Designing Resilient Python Systems: Handling Resource Exhaustion Gracefully

Learn how to make your Python applications more resilient by handling resource exhaustion errors gracefully with practical examples and best practices.

When building Python applications, it's important to ensure they can handle unexpected situations without crashing. One common challenge developers face is resource exhaustion — when your program runs out of memory, file handles, or other system resources. This article will guide you through understanding resource exhaustion and how to handle it gracefully in your Python code.

Resource exhaustion happens when your program uses up all of a particular resource such as memory, disk space, or network connections. For example, trying to open too many files or creating too many objects can lead to errors like `MemoryError` or `OSError`. Handling these errors properly can prevent your program from crashing unexpectedly and allow it to recover or fail safely.

To handle these scenarios, Python provides exceptions such as `MemoryError` for memory exhaustion and `OSError` for system-level errors, including too many open files. The key approach is to anticipate where resources might be exhausted and use try-except blocks to catch and respond to these errors.

Here’s an example of handling a `MemoryError` that might occur during a large data processing task:

python
try:
    # Simulate processing a large list
    large_list = [x for x in range(10**9)]  # This may cause MemoryError
except MemoryError:
    print("Oops! Too much memory used. Try processing smaller chunks.")

In this example, if Python runs out of memory while creating a huge list, the program catches the `MemoryError` and prints a helpful message instead of crashing. Depending on your use case, you can also free resources, save progress, or alert the user.

Another common resource exhaustion is hitting the maximum number of open files. Python raises an `OSError` with a specific error code. You can catch this and respond accordingly.

python
import os

try:
    # Attempt to open too many files
    files = [open(f"file_{i}.txt", "w") for i in range(10000)]
except OSError as e:
    if e.errno == 24:  # EMFILE: Too many open files
        print("Reached open file limit! Closing some files.")
        # Close previously opened files to free resources
        for f in files:
            f.close()
    else:
        raise

In the code above, we specifically check for the 'Too many open files' error using the error number `24` (which is system-dependent but common on Unix-like systems). This allows us to handle the situation by cleaning up resources properly.

In addition to catching exceptions, it is good practice to manage resources carefully using context managers — for example, opening files with the `with` statement. This ensures files are closed automatically, reducing the chance of resource leaks.

python
def process_files(file_names):
    for file_name in file_names:
        try:
            with open(file_name, 'r') as f:
                data = f.read()
                # Process the file data here
        except OSError as e:
            print(f"Error opening {file_name}: {e}")

Here, the `with` statement ensures files are closed immediately after use, minimizing resource consumption and preventing exhaustion.

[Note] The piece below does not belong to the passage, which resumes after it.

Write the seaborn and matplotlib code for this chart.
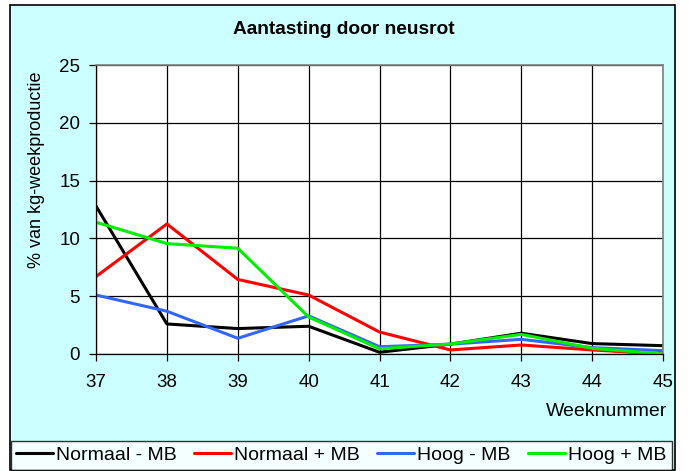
import matplotlib
matplotlib.use("Agg")
import matplotlib.pyplot as plt
import seaborn as sns
import pandas as pd
from matplotlib.patches import Rectangle
from matplotlib.lines import Line2D

weeks = [37, 38, 39, 40, 41, 42, 43, 44, 45]
normaal_min = [12.8, 2.6, 2.2, 2.4, 0.15, 0.85, 1.8, 0.9, 0.72]
normaal_plus = [6.7, 11.25, 6.45, 5.1, 1.9, 0.35, 0.78, 0.35, 0.0]
hoog_min = [5.1, 3.7, 1.36, 3.3, 0.63, 0.85, 1.27, 0.55, 0.29]
hoog_plus = [11.4, 9.55, 9.15, 3.2, 0.45, 0.87, 1.7, 0.49, 0.0]
series_names = ["Normaal - MB", "Normaal + MB", "Hoog - MB", "Hoog + MB"]
colors = ["#000000", "#FF0000", "#3366FF", "#00EE00"]

rows = []
for name, vals in zip(series_names, [normaal_min, normaal_plus, hoog_min, hoog_plus]):
    for w, v in zip(weeks, vals):
        rows.append({"Week": w, "Waarde": v, "Serie": name})
df = pd.DataFrame(rows)

sns.set_theme(style="white")
plt.rcParams['font.family'] = ['Liberation Sans', 'DejaVu Sans']
plt.rcParams['text.color'] = 'black'

W, H = 689, 471
fig = plt.figure(figsize=(6.89, 4.71), dpi=100)
fig.patch.set_facecolor("white")

# chart area background + border
fig.patches.append(Rectangle((10/W, 1-470/H), 665/W, 465/H, transform=fig.transFigure,
                             facecolor="#CCFFFF", edgecolor="black", linewidth=1.2, zorder=-5))

ax = fig.add_axes([96/W, 1-354/H, (663-96)/W, (354-65)/H])
ax.set_facecolor("white")
ax.set_zorder(1)

sns.lineplot(data=df, x="Week", y="Waarde", hue="Serie", palette=colors,
             hue_order=series_names, linewidth=2.2, ax=ax, legend=False)

ax.set_xlim(37, 45)
ax.set_ylim(0, 25)
ax.set_xticks(weeks)
ax.set_yticks([0, 5, 10, 15, 20, 25])
ax.grid(True, color="black", linewidth=0.9)
ax.tick_params(axis="both", direction="out", length=5, width=0.9, colors="black",
               labelsize=13.5, bottom=True, left=True)
ax.tick_params(axis="x", pad=9.5)
ax.tick_params(axis="y", pad=6.5)
for s in ax.spines.values():
    s.set_color("#808080")
    s.set_linewidth(1.2)
ax.spines["left"].set_color("black")
ax.spines["left"].set_linewidth(0.9)
ax.spines["bottom"].set_color("black")
ax.spines["bottom"].set_linewidth(0.9)

ax.set_xlabel("")
ax.set_ylabel("")
fig.text(37/W, 1-170/H, "% van kg-weekproductie", rotation=90, ha="center", va="center",
         fontsize=13, color="black")
fig.text(667/W, 1-411/H, "Weeknummer", ha="right", va="center", fontsize=14, color="black")
fig.text(344/W, 1-30/H, "Aantasting door neusrot", ha="center", va="center",
         fontsize=13.8, fontweight="bold", color="black")

handles = [Line2D([0], [0], color=c, linewidth=2.2) for c in colors]
leg = fig.legend(handles, series_names, loc="lower left",
                 bbox_to_anchor=(10.5/W, 1-470/H, 661.5/W, 35/H), mode="expand",
                 ncol=4, frameon=True, fancybox=False, fontsize=14,
                 handlelength=1.9, handletextpad=0.15, borderaxespad=0,
                 borderpad=0.3, columnspacing=0.9, labelcolor="black")
leg.get_frame().set_edgecolor("black")
leg.get_frame().set_linewidth(1.0)
leg.get_frame().set_facecolor("white")

fig.savefig("out.png", dpi=100, facecolor=fig.get_facecolor())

To summarize, designing resilient Python systems to handle resource exhaustion involves:

- Anticipating where resource limits can be hit (memory, files, etc.) - Using try-except blocks to catch exceptions like `MemoryError` and `OSError` - Cleaning up resources when limits are reached - Using context managers (`with` statements) for automatic resource management - Considering graceful degradation or user notifications when resources run out

By following these guidelines, your Python applications will be more robust and maintain stability even when system limits are under pressure.